* **GIVEN EXERCISE**
For each line of the data below that holds "matplotlib", copy the line.

* **DATA ROWS**
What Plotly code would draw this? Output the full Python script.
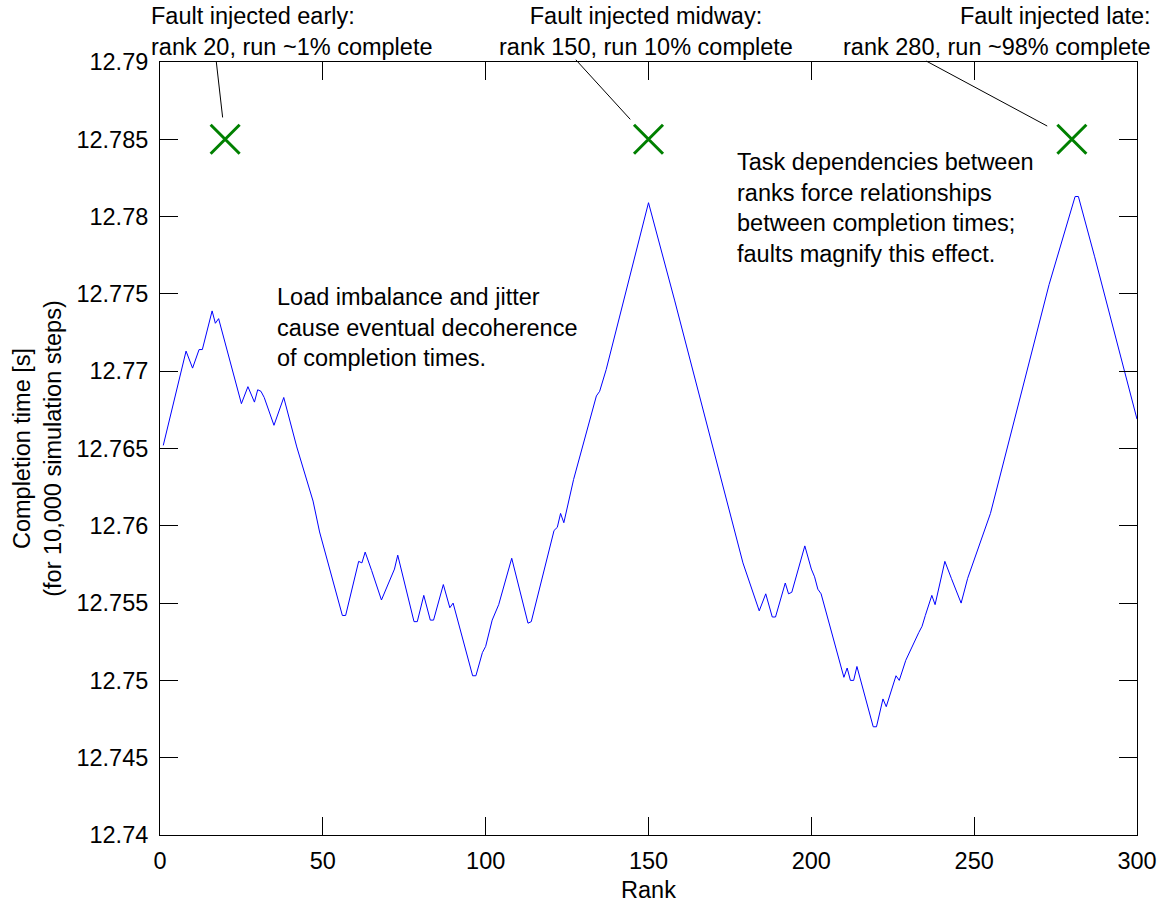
import plotly.graph_objects as go

# Completion time per rank (vertices of the traced curve)
ranks = [1, 8, 10, 12, 13, 16, 17, 18, 25, 27, 29, 30, 31, 32, 35, 38, 42, 44, 47, 49,
         56, 57, 61, 62, 63, 65, 67, 68, 72, 73, 78, 79, 81, 83, 84, 87, 89, 90, 96, 97,
         99, 100, 102, 104, 108, 113, 114, 121, 122, 123, 124, 127, 134, 135, 137, 150,
         158, 166, 179, 184, 186, 188, 189, 192, 193, 194, 198, 200, 201, 202, 203, 210,
         211, 212, 213, 214, 219, 220, 222, 223, 226, 227, 229, 233, 234, 235, 237, 238,
         241, 243, 246, 248, 255, 273, 281, 282, 287, 300]
completion = [12.7652, 12.7713, 12.7702, 12.7714, 12.7714, 12.7739, 12.7731, 12.7734,
              12.7679, 12.7690, 12.7680, 12.7688, 12.7687, 12.7683, 12.7665, 12.7683,
              12.7651, 12.7637, 12.7616, 12.7596, 12.7542, 12.7542, 12.7577, 12.7576,
              12.7583, 12.7571, 12.7559, 12.7552, 12.7572, 12.7581, 12.7538, 12.7538,
              12.7555, 12.7539, 12.7539, 12.7562, 12.7547, 12.7550, 12.7503, 12.7503,
              12.7518, 12.7522, 12.7539, 12.7549, 12.7579, 12.7537, 12.7538, 12.7597,
              12.7599, 12.7608, 12.7602, 12.7630, 12.7684, 12.7687, 12.7701, 12.7809,
              12.7746, 12.7681, 12.7576, 12.7545, 12.7556, 12.7541, 12.7541, 12.7563,
              12.7556, 12.7557, 12.7587, 12.7572, 12.7567, 12.7559, 12.7556, 12.7502,
              12.7508, 12.7500, 12.7500, 12.7509, 12.7470, 12.7470, 12.7488, 12.7483,
              12.7503, 12.7500, 12.7513, 12.7531, 12.7535, 12.7542, 12.7555, 12.7549,
              12.7577, 12.7566, 12.7550, 12.7566, 12.7608, 12.7756, 12.7813, 12.7813,
              12.7774, 12.7669]

# Fault injection points
fault_ranks = [20, 150, 280]
fault_level = [12.785, 12.785, 12.785]
fault_labels = [
    "Fault injected early:<br>rank 20, run ~1% complete",
    "Fault injected midway:<br>rank 150, run 10% complete",
    "Fault injected late:<br>rank 280, run ~98% complete",
]

x_ticks = [0, 50, 100, 150, 200, 250, 300]
y_ticks = [12.74, 12.745, 12.75, 12.755, 12.76, 12.765, 12.77, 12.775, 12.78, 12.785, 12.79]
y_tick_text = ["12.74", "12.745", "12.75", "12.755", "12.76", "12.765", "12.77",
               "12.775", "12.78", "12.785", "12.79"]

FONT = "Liberation Sans, Arial, Helvetica, sans-serif"
FS = 23.5

fig = go.Figure()
fig.add_trace(go.Scatter(x=ranks, y=completion, mode="lines",
                         line=dict(color="#0000ff", width=1), showlegend=False))
fig.add_trace(go.Scatter(x=fault_ranks, y=fault_level, mode="markers",
                         marker=dict(symbol="x-thin", size=29, color="#008000",
                                     line=dict(color="#008000", width=3)),
                         showlegend=False))

# Leader lines from the fault labels to the markers
leader = [(-9, -79, 22), (-74, -81, 27), (-147, -79, 28)]
for fx, fy, (ax, ay, so) in zip(fault_ranks, fault_level, leader):
    fig.add_annotation(x=fx, y=fy, xref="x", yref="y", text="", showarrow=True,
                       arrowhead=0, arrowwidth=1, arrowcolor="black",
                       ax=ax, ay=ay, standoff=so)

# Fault label texts
label_pos = [(-0.0112, "left"), (0.4974, "center"), (1.0164, "right")]
for txt, (px, al) in zip(fault_labels, label_pos):
    fig.add_annotation(x=px, y=1.040, xref="paper", yref="paper", text=txt,
                       showarrow=False, xanchor=al, yanchor="middle", align=al,
                       font=dict(family=FONT, size=FS, color="black"))

fig.add_annotation(x=0.1177, y=0.657, xref="paper", yref="paper",
                   text="Load imbalance and jitter<br>cause eventual decoherence<br>of completion times.",
                   showarrow=False, xanchor="left", yanchor="middle", align="left",
                   font=dict(family=FONT, size=FS, color="black"))
fig.add_annotation(x=0.5886, y=0.8105, xref="paper", yref="paper",
                   text="Task dependencies between<br>ranks force relationships<br>between completion times;<br>faults magnify this effect.",
                   showarrow=False, xanchor="left", yanchor="middle", align="left",
                   font=dict(family=FONT, size=FS, color="black"))

axis_common = dict(showline=True, linecolor="black", linewidth=1, mirror="ticks",
                   ticks="inside", ticklen=18, tickwidth=1, tickcolor="black",
                   showgrid=False, zeroline=False, automargin=False,
                   tickfont=dict(family=FONT, size=FS, color="black"))

fig.update_xaxes(range=[0, 300], tickvals=x_ticks,
                 title=dict(text="Rank", font=dict(family=FONT, size=FS, color="black"),
                            standoff=9),
                 ticklabelstandoff=5, **axis_common)
fig.update_yaxes(range=[12.74, 12.79], tickvals=y_ticks, ticktext=y_tick_text,
                 title=dict(text="Completion time [s]<br>(for 10,000 simulation steps)",
                            font=dict(family=FONT, size=FS, color="black"), standoff=8),
                 ticklabelstandoff=6, **axis_common)

fig.update_layout(width=1161, height=903, margin=dict(l=160, r=24, t=62, b=68),
                  paper_bgcolor="white", plot_bgcolor="white",
                  font=dict(family=FONT, size=FS, color="black"))

fig.write_html("out.html")
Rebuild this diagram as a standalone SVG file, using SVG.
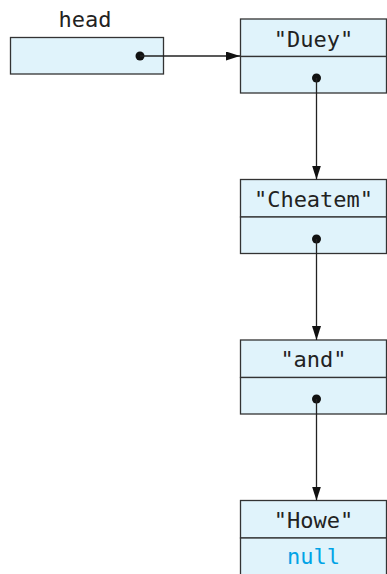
<svg xmlns="http://www.w3.org/2000/svg" width="387" height="574" viewBox="0 0 387 574">
<style>
.box{fill:#e0f3fb;stroke:#333;stroke-width:1.3}
.t{font-family:"DejaVu Sans Mono","Liberation Mono",monospace;font-size:22px;fill:#222;text-anchor:middle}
.null{fill:#00a3e6}
.dot{fill:#111}
.ln{stroke:#222;stroke-width:1.3;fill:none}
</style>
<defs>
<marker id="ah" viewBox="0 0 14 9" refX="14" refY="4.5" markerWidth="14" markerHeight="9" markerUnits="userSpaceOnUse" orient="auto">
<path d="M0,0 L14,4.5 L0,9 Z" fill="#111"/>
</marker>
</defs>
<g id="head">
<text class="t" x="85" y="27">head</text>
<rect class="box" x="10.5" y="37.5" width="153" height="36.5"/>
<circle class="dot" cx="140" cy="56" r="4.5"/>
</g>
<g id="node1">
<rect class="box" x="240.5" y="19" width="146" height="37.5"/>
<rect class="box" x="240.5" y="56.5" width="146" height="36.5"/>
<text class="t" x="313.5" y="46.5">"Duey"</text>
<circle class="dot" cx="316.5" cy="78" r="4.5"/>
</g>
<g id="node2">
<rect class="box" x="240.5" y="179.5" width="146" height="37.5"/>
<rect class="box" x="240.5" y="217" width="146" height="36.5"/>
<text class="t" x="313.5" y="206.5">"Cheatem"</text>
<circle class="dot" cx="316.5" cy="239" r="4.5"/>
</g>
<g id="node3">
<rect class="box" x="240.5" y="340" width="146" height="37.5"/>
<rect class="box" x="240.5" y="377.5" width="146" height="36.5"/>
<text class="t" x="313.5" y="367">"and"</text>
<circle class="dot" cx="316.5" cy="399" r="4.5"/>
</g>
<g id="node4">
<rect class="box" x="240.5" y="500.5" width="146" height="37.5"/>
<rect class="box" x="240.5" y="538" width="146" height="37"/>
<text class="t" x="313.5" y="527.5">"Howe"</text>
<text class="t null" x="313.5" y="564">null</text>
</g>
<g id="connectors">
<line class="ln" x1="140" y1="56" x2="240" y2="56" marker-end="url(#ah)"/>
<line class="ln" x1="316.5" y1="78" x2="316.5" y2="179.5" marker-end="url(#ah)"/>
<line class="ln" x1="316.5" y1="239" x2="316.5" y2="340" marker-end="url(#ah)"/>
<line class="ln" x1="316.5" y1="399" x2="316.5" y2="500.5" marker-end="url(#ah)"/>
</g>
</svg>
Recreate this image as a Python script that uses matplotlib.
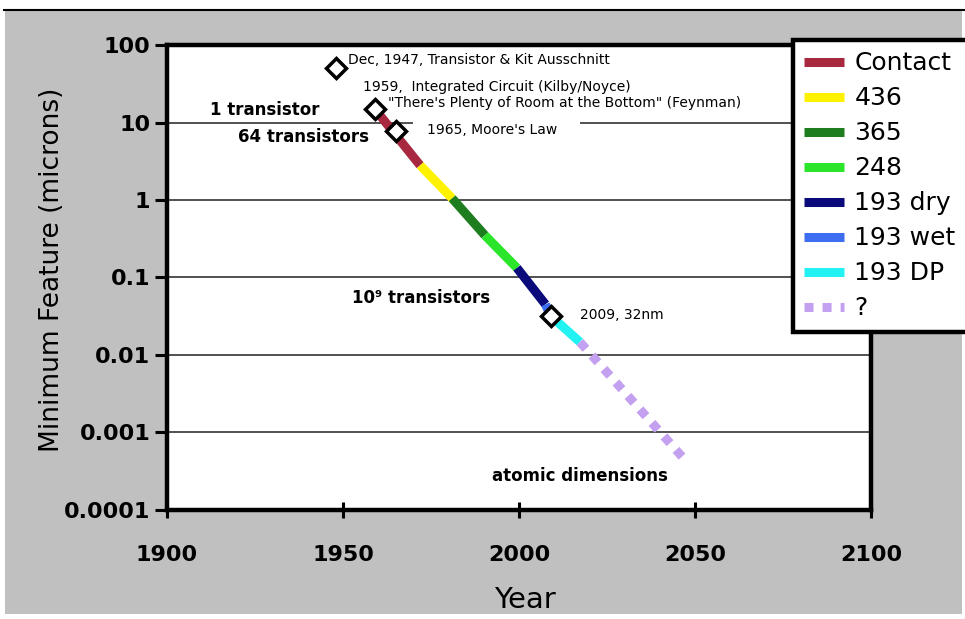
import matplotlib.pyplot as plt
from matplotlib.lines import Line2D
from matplotlib.patches import Rectangle

# lithography eras: boundary years and minimum feature size (microns)
era_years = [1959, 1971.9, 1981.0, 1990.3, 1999.4, 2007.5, 2009, 2017.3, 2048]
era_sizes = [15, 2.8, 1.05, 0.35, 0.133, 0.045, 0.032, 0.0147, 0.0004]
era_names = ['Contact', '436', '365', '248', '193 dry', '193 wet', '193 DP', '?']
era_colors = ['#a82840', '#fff200', '#1e7d1e', '#2be52b', '#0a0a7a',
              '#3d6df0', '#22f2f2', '#c4a0f0']

# milestones marked with diamonds
milestone_years = [1947.9, 1959, 1965, 2009]
milestone_sizes = [50, 15, 7.8, 0.032]

ytick_vals = [1e-4, 1e-3, 1e-2, 1e-1, 1, 10, 100]
ytick_labels = ['0.0001', '0.001', '0.01', '0.1', '1', '10', '100']
xtick_vals = [1900, 1950, 2000, 2050, 2100]

fig = plt.figure(figsize=(9.65, 6.19), dpi=100)
fig.patch.set_facecolor('white')
fig.patches.append(Rectangle((5 / 965, 5 / 619), 957 / 965, 605 / 619,
                             transform=fig.transFigure, facecolor='#c0c0c0',
                             edgecolor='none', zorder=-10))
fig.add_artist(Line2D([4 / 965, 1], [1 - 9.5 / 619] * 2, color='black', lw=1.5))

ax = fig.add_axes([0.1731, 0.1761, 0.7295, 0.7512])
ax.set_facecolor('white')
ax.set_yscale('log')
ax.set_xlim(1900, 2100)
ax.set_ylim(1e-4, 100)
ax.minorticks_off()
ax.set_axisbelow(True)
ax.yaxis.grid(True, color='#333333', lw=1.2)

for i in range(len(era_names)):
    seg_x = era_years[i:i + 2]
    seg_y = era_sizes[i:i + 2]
    if era_names[i] == '?':
        ax.plot(seg_x, seg_y, color=era_colors[i], lw=6.5,
                linestyle=(0, (1, 1)), dash_capstyle='butt', zorder=2)
    else:
        ax.plot(seg_x, seg_y, color=era_colors[i], lw=6.5,
                solid_capstyle='butt', zorder=2)

ax.plot(milestone_years, milestone_sizes, linestyle='none', marker='D',
        markersize=10, markerfacecolor='white', markeredgecolor='black',
        markeredgewidth=2.5, zorder=5)

ax.set_xticks(xtick_vals)
ax.set_xticklabels([str(v) for v in xtick_vals])
ax.set_yticks(ytick_vals)
ax.set_yticklabels(ytick_labels)
ax.tick_params(axis='y', direction='out', length=9, width=2.2, pad=3,
               labelsize=16)
ax.tick_params(axis='x', direction='inout', length=12, width=2.2, pad=19,
               labelsize=16)
for lab in ax.get_xticklabels() + ax.get_yticklabels():
    lab.set_fontweight('bold')
for sp in ax.spines.values():
    sp.set_linewidth(3.2)

ax.set_xlabel('Year', fontsize=21)
ax.xaxis.set_label_coords(0.508, -0.163)
ax.set_ylabel('Minimum Feature (microns)', fontsize=19)
ax.yaxis.set_label_coords(-0.145, 0.516)

# annotations
small = dict(fontsize=10, va='center', ha='left', zorder=3)
big = dict(fontsize=12, fontweight='bold', va='center', ha='left', zorder=3)
ax.text(1951.4, 64, 'Dec, 1947, Transistor & Kit Ausschnitt', **small)
ax.text(1955.7, 28.7, '1959,  Integrated Circuit (Kilby/Noyce)', **small)
ax.text(1962.8, 17.9, '"There\'s Plenty of Room at the Bottom" (Feynman)', **small)
ax.text(1973.9, 8.0, "1965, Moore's Law  ", fontsize=10, va='center', ha='left',
        zorder=1, bbox=dict(boxstyle='square,pad=1.0', fc='white', ec='none'))
ax.text(1912.2, 14.5, '1 transistor', **big)
ax.text(1920.2, 6.5, '64 transistors', **big)
ax.text(1952.6, 0.0543, '10\u2079 transistors', **big)
ax.text(2017.3, 0.0328, '2009, 32nm', **small)
ax.text(1992.3, 0.000275, 'atomic dimensions', **big)

handles = []
for name, col in zip(era_names, era_colors):
    if name == '?':
        handles.append(Line2D([], [], color=col, lw=6.5, linestyle=(0, (1, 1)),
                              dash_capstyle='butt'))
    else:
        handles.append(Line2D([], [], color=col, lw=6.5, solid_capstyle='butt'))
# legend box runs off the right edge of the figure
leg = fig.legend(handles, era_names, loc='upper left', mode='expand',
                 bbox_to_anchor=(793 / 965, 0, 200 / 965, 1 - 40 / 619),
                 fontsize=18, frameon=True, fancybox=False, framealpha=1,
                 edgecolor='black', borderaxespad=0, borderpad=0.45,
                 labelspacing=0.44, handlelength=1.6, handletextpad=0.4)
leg.get_frame().set_linewidth(3.2)

fig.savefig('out.png', dpi=100, facecolor=fig.get_facecolor())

* **FULL ANSWER**
Recreate this image as a Python script that uses matplotlib.
import matplotlib.pyplot as plt
from matplotlib.lines import Line2D
from matplotlib.patches import Rectangle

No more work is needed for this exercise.